DE

Perubahan Iklim
Mendesain Solusi untuk Pejalan Kaki melalui WS Climate-Friendly Pedestrian City

Padma Bandung, 17-19 September 2017
WS Padma FNF Indonesia Bandung
Design Thinking Output © FNF Indonesia

Orang awam sering menyalahartikan kata pedestrian sebagai trotoar yang diperuntukan bagi pejalan kaki. Padahal kata pedestrian sendiri berasal dari bahasa Yunani yang berarti kaki sehingga definisi pedestrian dapat disamakan dengan pejalan kaki. Selain hal itu, BRT (Bus Rapid Transportation) yang dikelola oleh PT. Transjakarta juga kita sering salah sebut sebagai Busway (jalur khusus Bus). Lokakarya yang diadakan oleh FNF Indonesia, Climate Institute dan Freedom Institute tidak hanya saja bertujuan untuk mengklarifikasi kesalahpahaman pengertian tentang transportasi, tetapi juga mencoba mengajak peserta untuk mendesain solusi jalan kaki dan pergantian moda transportasi berdasarkan persona-persona yang memilki hambatan-hambatan spesifik dalam menggunakan transportasi publik sehari-hari melalui proses design thinking.

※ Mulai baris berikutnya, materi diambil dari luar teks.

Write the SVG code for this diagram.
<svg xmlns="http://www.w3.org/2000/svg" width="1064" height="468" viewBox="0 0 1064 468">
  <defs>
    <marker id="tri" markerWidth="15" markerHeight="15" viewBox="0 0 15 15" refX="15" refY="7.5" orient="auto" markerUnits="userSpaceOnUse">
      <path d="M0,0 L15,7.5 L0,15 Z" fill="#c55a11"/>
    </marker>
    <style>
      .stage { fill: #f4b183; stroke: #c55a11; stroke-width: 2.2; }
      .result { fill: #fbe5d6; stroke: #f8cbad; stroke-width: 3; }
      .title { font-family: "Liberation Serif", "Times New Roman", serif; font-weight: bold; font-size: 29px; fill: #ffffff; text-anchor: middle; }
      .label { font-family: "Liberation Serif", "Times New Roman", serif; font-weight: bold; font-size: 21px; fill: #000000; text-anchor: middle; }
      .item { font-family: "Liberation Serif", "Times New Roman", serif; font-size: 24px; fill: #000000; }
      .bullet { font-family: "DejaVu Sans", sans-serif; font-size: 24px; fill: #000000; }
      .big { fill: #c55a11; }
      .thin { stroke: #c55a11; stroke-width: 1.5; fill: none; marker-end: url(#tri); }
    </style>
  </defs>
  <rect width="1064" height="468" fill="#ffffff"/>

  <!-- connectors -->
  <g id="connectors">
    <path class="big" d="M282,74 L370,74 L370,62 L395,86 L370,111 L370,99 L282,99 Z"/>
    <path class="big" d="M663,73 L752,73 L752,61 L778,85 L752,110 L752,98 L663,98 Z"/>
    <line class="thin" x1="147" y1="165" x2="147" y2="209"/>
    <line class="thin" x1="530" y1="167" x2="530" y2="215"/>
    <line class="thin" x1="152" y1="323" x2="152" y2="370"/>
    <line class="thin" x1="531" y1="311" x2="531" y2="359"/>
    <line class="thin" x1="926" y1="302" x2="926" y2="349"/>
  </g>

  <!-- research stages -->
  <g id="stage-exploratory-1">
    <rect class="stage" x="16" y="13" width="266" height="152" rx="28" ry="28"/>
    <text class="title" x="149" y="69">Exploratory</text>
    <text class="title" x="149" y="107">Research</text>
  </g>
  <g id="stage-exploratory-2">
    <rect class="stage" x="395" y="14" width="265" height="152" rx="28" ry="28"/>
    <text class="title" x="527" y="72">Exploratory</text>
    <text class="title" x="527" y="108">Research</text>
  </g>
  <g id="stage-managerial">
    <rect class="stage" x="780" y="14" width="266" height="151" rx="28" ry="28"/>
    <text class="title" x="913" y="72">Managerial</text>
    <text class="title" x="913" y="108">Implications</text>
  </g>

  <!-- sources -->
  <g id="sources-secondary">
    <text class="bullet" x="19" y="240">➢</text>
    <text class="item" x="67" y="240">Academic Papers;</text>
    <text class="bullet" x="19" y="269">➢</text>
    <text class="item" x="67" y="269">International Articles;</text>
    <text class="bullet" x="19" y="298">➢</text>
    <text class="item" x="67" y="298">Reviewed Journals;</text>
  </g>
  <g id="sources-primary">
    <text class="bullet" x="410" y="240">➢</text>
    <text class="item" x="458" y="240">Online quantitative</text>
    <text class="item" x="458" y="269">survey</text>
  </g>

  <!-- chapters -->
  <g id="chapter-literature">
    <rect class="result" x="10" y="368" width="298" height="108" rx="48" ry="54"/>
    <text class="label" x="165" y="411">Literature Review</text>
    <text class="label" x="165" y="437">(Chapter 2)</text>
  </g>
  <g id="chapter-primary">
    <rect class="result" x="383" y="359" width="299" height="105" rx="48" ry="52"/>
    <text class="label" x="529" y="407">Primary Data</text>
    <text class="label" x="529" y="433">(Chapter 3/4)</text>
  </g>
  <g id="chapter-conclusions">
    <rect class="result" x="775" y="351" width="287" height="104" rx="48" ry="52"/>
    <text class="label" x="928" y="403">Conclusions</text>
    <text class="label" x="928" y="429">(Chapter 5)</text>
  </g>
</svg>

Untuk meciptakan suatu prototype design thinking yang realistis dan berkelanjutan, lokakarya ini mendatangkan tiga pemateri handal yang mengetahui seluk beluk permasalahan pejalan kaki di perkotaaan. Ahli Tata Ruang Kota Bpk. Andy Simarmata menyayangkan bahwa konstruksi jalan di perkotaan tidak dibangun berdasarkan sebuah studi yang lengkap. Mengenai hal ini, beliau menyesalkan kondisi jalanan umum yang tidak mengakomodir kepentingan-kepentingan kelompok difabel. Pemateri juga menegaskan bahwa jalan jangan dilihat sebagi aksesoris jalan saja, tetapi harus dipandang sebagai inti dari mobilitas perkotaan.

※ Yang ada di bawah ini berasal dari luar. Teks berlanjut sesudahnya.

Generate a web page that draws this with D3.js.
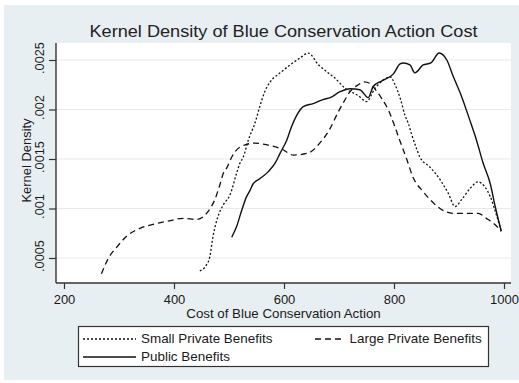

WS Padma FNF Indonesia Bandung
Direktor ITDP Indonesia Yoga Adiwinarto © FNF Indonesia

Di sesi selanjutnya Direktor ITDP Indonesia Bpk. Yoga Adiwinarto menegaskan pentingnya proses visioning untuk pengambil keputusan dalam menyusun dan mengimplementasikan sistem transportasi yang berkelanjutan. Beliau dalam kesempatan penyampaian materinya menjelaskan konsep-konsep teknis seperti jarak lebar trotoar yang ideal dan ilustrasi-ilustrasi complete street yang mengedepankan aspek keadilan ruang. Disamping itu, pemateri juga menjelaskan tahapan rekomendasi perbaikan dan peremajaan angkutan umum di perkotaan yang dapat dibiayai dengan dana APBD dan APBN.  

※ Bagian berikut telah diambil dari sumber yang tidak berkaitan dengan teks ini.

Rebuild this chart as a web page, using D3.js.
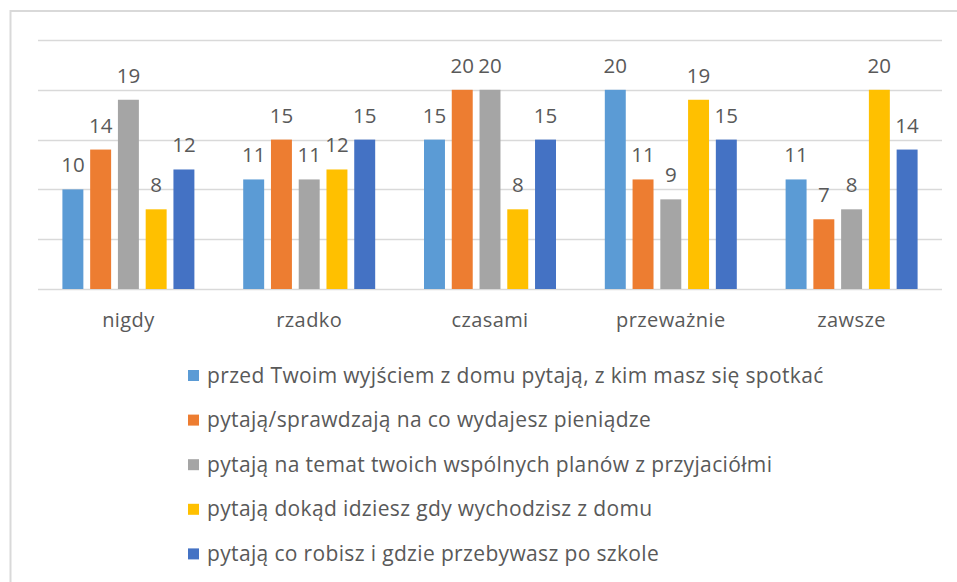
<!DOCTYPE html>
<html>
<head>
<meta charset="utf-8">
<script src="https://cdn.jsdelivr.net/npm/d3@7"></script>
<style>
  body { margin: 0; background: #fff; }
  svg text { font-family: "Open Sans", Lato, sans-serif; fill: #595959; }
</style>
</head>
<body>
<svg id="myGraph" width="957" height="582"></svg>
<script>
// kategorie (oś X)
var categories = ["nigdy", "rzadko", "czasami", "przeważnie", "zawsze"];
// nazwy serii (legenda)
var seriesNames = [
  "przed Twoim wyjściem z domu pytają, z kim masz się spotkać",
  "pytają/sprawdzają na co wydajesz pieniądze",
  "pytają na temat twoich wspólnych planów z przyjaciółmi",
  "pytają dokąd idziesz gdy wychodzisz z domu",
  "pytają co robisz i gdzie przebywasz po szkole"
];
// wartości serii, po jednej liście na serię
var s1 = [10, 11, 15, 20, 11];
var s2 = [14, 15, 20, 11, 7];
var s3 = [19, 11, 20, 9, 8];
var s4 = [8, 12, 8, 19, 20];
var s5 = [12, 15, 15, 15, 14];
var seriesValues = [s1, s2, s3, s4, s5];
var yTicks = [0, 5, 10, 15, 20, 25];
var colors = ["#5B9BD5", "#ED7D31", "#A5A5A5", "#FFC000", "#4472C4"];

var svg = d3.select("#myGraph");

// ramka wykresu
svg.append("rect")
  .attr("x", 10.5).attr("y", 11)
  .attr("width", 960).attr("height", 600)
  .attr("fill", "none")
  .attr("stroke", "#d9d9d9")
  .attr("stroke-width", 2);

var plotLeft = 38, plotRight = 942, plotTop = 40, plotBottom = 289;

var x0 = d3.scaleBand().domain(categories).range([plotLeft, plotRight])
  .paddingInner(0.27).paddingOuter(0.135);
var x1 = d3.scaleBand().domain(d3.range(seriesNames.length)).range([0, x0.bandwidth()])
  .paddingInner(0.245);
var y = d3.scaleLinear().domain([0, 25]).range([plotBottom, plotTop]);

// linie siatki
svg.append("g").selectAll("line").data(yTicks).enter()
  .append("line")
  .attr("x1", plotLeft).attr("x2", plotRight)
  .attr("y1", function(d){ return Math.round(y(d)) + 0.5; })
  .attr("y2", function(d){ return Math.round(y(d)) + 0.5; })
  .attr("stroke", "#d9d9d9")
  .attr("stroke-width", 1.3);

// słupki
var groups = svg.append("g").selectAll("g").data(categories).enter()
  .append("g")
  .attr("transform", function(d){ return "translate(" + x0(d) + ",0)"; });

groups.selectAll("rect")
  .data(function(d, ci){ return seriesValues.map(function(s, si){ return {si: si, v: s[ci]}; }); })
  .enter().append("rect")
  .attr("x", function(d){ return x1(d.si); })
  .attr("width", x1.bandwidth())
  .attr("y", function(d){ return y(d.v); })
  .attr("height", function(d){ return plotBottom - y(d.v); })
  .attr("fill", function(d){ return colors[d.si]; });

// etykiety wartości
groups.selectAll("text")
  .data(function(d, ci){ return seriesValues.map(function(s, si){ return {si: si, v: s[ci]}; }); })
  .enter().append("text")
  .attr("x", function(d){ return x1(d.si) + x1.bandwidth() / 2; })
  .attr("y", function(d){ return y(d.v) - 17; })
  .attr("text-anchor", "middle")
  .style("font-size", "20.5px")
  .text(function(d){ return d.v; });

// etykiety kategorii
svg.append("g").selectAll("text").data(categories).enter()
  .append("text")
  .attr("x", function(d){ return x0(d) + x0.bandwidth() / 2; })
  .attr("y", 327)
  .attr("text-anchor", "middle")
  .style("font-size", "20px")
  .style("letter-spacing", "0.4px")
  .text(function(d){ return d; });

// legenda
var legend = svg.append("g").selectAll("g").data(seriesNames).enter()
  .append("g")
  .attr("transform", function(d, i){ return "translate(188," + (375.5 + i * 44.6) + ")"; });

legend.append("rect")
  .attr("x", 0).attr("y", -5.5)
  .attr("width", 11).attr("height", 11)
  .attr("fill", function(d, i){ return colors[i]; });

legend.append("text")
  .attr("x", 19).attr("y", 7)
  .style("font-size", "21px")
  .style("letter-spacing", "0.35px")
  .text(function(d){ return d; });
</script>
</body>
</html>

Selaku pemateri terakhir Ibu Natalia Tanan dari Kementerian Pekerjaan Umum membuka materinya dengan mengutip sebuah pernyataan dari seorang ahli tata ruang asing yang berbunyi: „Apabila kamu merencanakan kota untuk kendaraan bermotor dan lalu lintasnya, maka yang kamu dapat adalah kendaraan bermotor dan mobil. Apabila kamu merencanakan kota untuk manusia dan ruangannya, maka yang kamu dapatkan adalah manusia dan ruangan.“ Berpangkal dari kutipan tersebut Ibu Natalia menjelaskan indikator-indikator pembangunan ruang dan jalan yang menarik bagi orang untuk berjalan kaki. Indikator-indikator yang dipaparkan oleh pemateri adalah daya tarik, kenyamanan, kesetaraan, keselamatan dan keamanan.  

Setelah asupan materi dari para narasumber, peserta workshop melanjutakan pembuatan prototype melalui proses design thinking yang teridiri dari lima fase yaitu empati, mendefinisikan, memberikan pengertian, pembuatan prototype dan ujicoba prototype.  Sebagai hasil, tercipta empat solusi desain kreatif yang meningkatkan efektifitas dan efisiensi bermoda sehari-hari untuk para persona-persona.